Despite the popularity of tattoos, a St. Andrews University study strongly suggests that there remains an overall negative attitude towards them among recruiters, except in a few select industries.
According to Pannone, the number of tattoo studios has increased by 112% since 2009. Previously, the customers of these studios had been primarily male – now, though, tattoos are becoming more and more popular amongst women as well.
But many of the people getting inked may not fully appreciate the long-term effects that tattoos may have – not just on their appearance, but also on their prospects as job candidates.
A study, 'Visible tatoos in the service sector,' by Dr. Andrew Timming of the University of St. Andrews’ School of Management, reflected an overall negative attitude towards tattoos on the part of employers. The intensity of this attitude depended on what tattoos the candidate has, where they’re located on the body, the company or industry that the open position is in, and how close that position is to the company’s customers.
The negative attitude did not extend to tattoos that could be easily concealed by clothing – Sagepub Press writes that three of the hiring managers Dr. Timming interviewed had concealed tattoos themselves.
Screening in the Service Industry
Visible tattoos are of particular concern in the service industry, where employees work closely with customers. The study found that visible tattoos can be a roadblock to employment in this sector. If the content of the tattoo is offensive, recruiters’ prejudice towards the candidate is even higher.
The Telegraph, reporting on Dr. Timming’s interviews for his study, quotes one male interviewer telling the researcher, “Tattoos are the first thing [fellow recruiters] talk about when the person has gone out of the door.”
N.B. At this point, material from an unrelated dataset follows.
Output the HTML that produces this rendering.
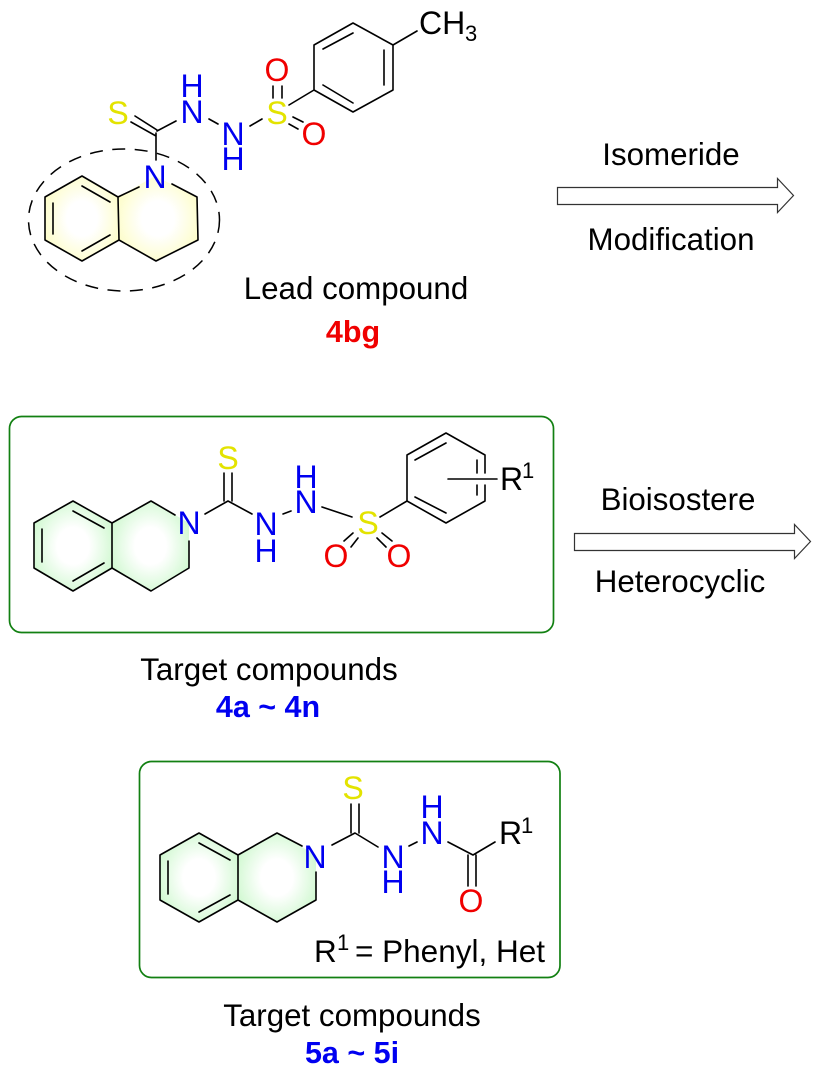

According to Timming’s research, tattoos could be a deciding factor in whether or not the candidate’s qualifications are even discussed at length.
Recruiters claim that their concerns with tattoos have less to do with any personal opinions they may have about tattoos, which may not matter in their task, than with how they think customers will perceive employees with visible tattoos. The less customer interaction in the desired role, the less prejudiced recruiters were towards the candidate.
Respondents to Dr. Timming’s interviews went as far as to say that tattooed workers may be perceived by customers as “abhorrent,” “repugnant,” “unsavoury,” or “untidy,” biased by stereotypes associated with body art.
When Visible Tattoos are an Advantage
Dr. Timming’s report did conclude that some types of tattoos could convey a positive image, such as regimental insignia for military veterans, which could be seen as a “badge of honour.” Moreover, tattoos can be an advantage in certain industries, depending on the target audience. For example, HR managers at prisons note that tattoos on guards can be good conversation starters, which are necessary to establish connections with prisoners.
Tattoos can also be an advantage in certain retail organisations and shops, depending on their target demographic. For some organisations, only certain types of tattoos lower job prospects, such as those related to gang-culture.
The subject of tattoos can also heavily influence hiring decisions. Dr. Timming told a conference that tattoo acceptance was highest for innocuous symbols like flowers or butterflies, while tattoos likely to be viewed as distasteful had to do with death, sex, drugs, and racist symbols.
The Future of Tattoos and Candidate Screening
While tattoos are a risky venture in the current job market, Dr. Timming also told Sagepub that “there was a broad consensus among the respondents that although visible tattoos still hold a degree of taboo, in the not-so-distant future they will inevitably gain greater acceptance in the wider society.”
A future study of the same phenomenon could yield very different results, but until tattoos are more accepted in society and among HR managers, there are many important factors to consider before getting inked, including concealment and content.